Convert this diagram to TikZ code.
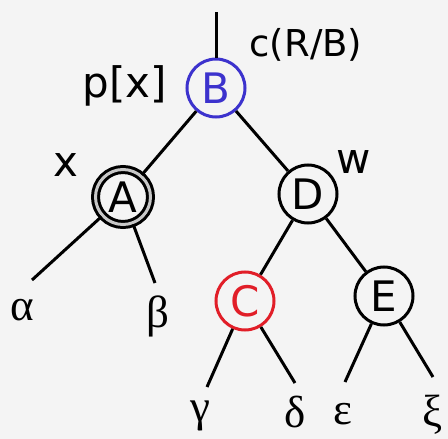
\documentclass[tikz,border=0pt]{standalone}
\usepackage{fontspec}
\setmainfont{DejaVu Sans}
\newfontfamily\greekfont{Liberation Serif}
\definecolor{bg}{RGB}{244,244,244}
\definecolor{nodeblue}{RGB}{60,50,205}
\definecolor{nodered}{RGB}{225,30,40}
\definecolor{gapgray}{RGB}{200,200,200}
\begin{document}
\begin{tikzpicture}[x=1pt,y=-1pt, line width=3pt,
  vtx/.style={circle, draw, minimum size=58pt, inner sep=0pt,
    font=\fontsize{42}{42}\selectfont},
  lbl/.style={inner sep=0pt, font=\fontsize{42}{42}\selectfont},
  leaf/.style={inner sep=0pt, font=\greekfont\fontsize{45}{45}\selectfont}]
\fill[bg] (0,0) rectangle (448,439);
\useasboundingbox (0,0) rectangle (448,439);

% tree nodes
\node[vtx, draw=nodeblue, text=nodeblue] (B) at (216,88) {B};
\node[vtx, minimum size=55pt, double=gapgray, double distance=3pt] (A) at (123,197) {A};
\node[vtx] (D) at (308,194) {D};
\node[vtx, draw=nodered, text=nodered] (C) at (245,301) {C};
\node[vtx] (E) at (384,296) {E};

% free ends of the subtree edges
\coordinate (top) at (216,12);
\coordinate (ta) at (32,280);
\coordinate (tb) at (155,283);
\coordinate (tg) at (207,387);
\coordinate (td) at (295,383);
\coordinate (te) at (345,382);
\coordinate (tx) at (433,377);

% edges
\draw (top) -- (B);
\draw (B) -- (A);
\draw (B) -- (D);
\draw (D) -- (C);
\draw (D) -- (E);
\draw (A) -- (ta);
\draw (A) -- (tb);
\draw (C) -- (tg);
\draw (C) -- (td);
\draw (E) -- (te);
\draw (E) -- (tx);

% subtree names
\node[leaf] (alpha) at (22,310) {α};
\node[leaf] (beta) at (158,316) {β};
\node[leaf] (gamma) at (200,416) {γ};
\node[leaf] (delta) at (295,412) {δ};
\node[leaf] (eps) at (343,414) {ε};
\node[leaf] (xi) at (433,415) {ξ};

% annotations
\node[lbl] (px) at (125,86) {p[x]};
\node[lbl, font=\fontsize{37}{37}\selectfont] (col) at (306,45) {c(R/B)};
\node[lbl] (xl) at (66,165) {x};
\node[lbl] (wl) at (354,162) {w};
\end{tikzpicture}
\end{document}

=== Do this ===
Pictures are excluded; output everything else in the data verbatim.

=== Result ===
Convert this diagram to TikZ code.
\documentclass[tikz,border=0pt]{standalone}
\usepackage{fontspec}
\setmainfont{DejaVu Sans}
\newfontfamily\greekfont{Liberation Serif}
\definecolor{bg}{RGB}{244,244,244}
\definecolor{nodeblue}{RGB}{60,50,205}
\definecolor{nodered}{RGB}{225,30,40}
\definecolor{gapgray}{RGB}{200,200,200}
\begin{document}
\begin{tikzpicture}[x=1pt,y=-1pt, line width=3pt,
  vtx/.style={circle, draw, minimum size=58pt, inner sep=0pt,
    font=\fontsize{42}{42}\selectfont},
  lbl/.style={inner sep=0pt, font=\fontsize{42}{42}\selectfont},
  leaf/.style={inner sep=0pt, font=\greekfont\fontsize{45}{45}\selectfont}]
\fill[bg] (0,0) rectangle (448,439);
\useasboundingbox (0,0) rectangle (448,439);

% tree nodes
\node[vtx, draw=nodeblue, text=nodeblue] (B) at (216,88) {B};
\node[vtx, minimum size=55pt, double=gapgray, double distance=3pt] (A) at (123,197) {A};
\node[vtx] (D) at (308,194) {D};
\node[vtx, draw=nodered, text=nodered] (C) at (245,301) {C};
\node[vtx] (E) at (384,296) {E};

% free ends of the subtree edges
\coordinate (top) at (216,12);
\coordinate (ta) at (32,280);
\coordinate (tb) at (155,283);
\coordinate (tg) at (207,387);
\coordinate (td) at (295,383);
\coordinate (te) at (345,382);
\coordinate (tx) at (433,377);

% edges
\draw (top) -- (B);
\draw (B) -- (A);
\draw (B) -- (D);
\draw (D) -- (C);
\draw (D) -- (E);
\draw (A) -- (ta);
\draw (A) -- (tb);
\draw (C) -- (tg);
\draw (C) -- (td);
\draw (E) -- (te);
\draw (E) -- (tx);

% subtree names
\node[leaf] (alpha) at (22,310) {α};
\node[leaf] (beta) at (158,316) {β};
\node[leaf] (gamma) at (200,416) {γ};
\node[leaf] (delta) at (295,412) {δ};
\node[leaf] (eps) at (343,414) {ε};
\node[leaf] (xi) at (433,415) {ξ};

% annotations
\node[lbl] (px) at (125,86) {p[x]};
\node[lbl, font=\fontsize{37}{37}\selectfont] (col) at (306,45) {c(R/B)};
\node[lbl] (xl) at (66,165) {x};
\node[lbl] (wl) at (354,162) {w};
\end{tikzpicture}
\end{document}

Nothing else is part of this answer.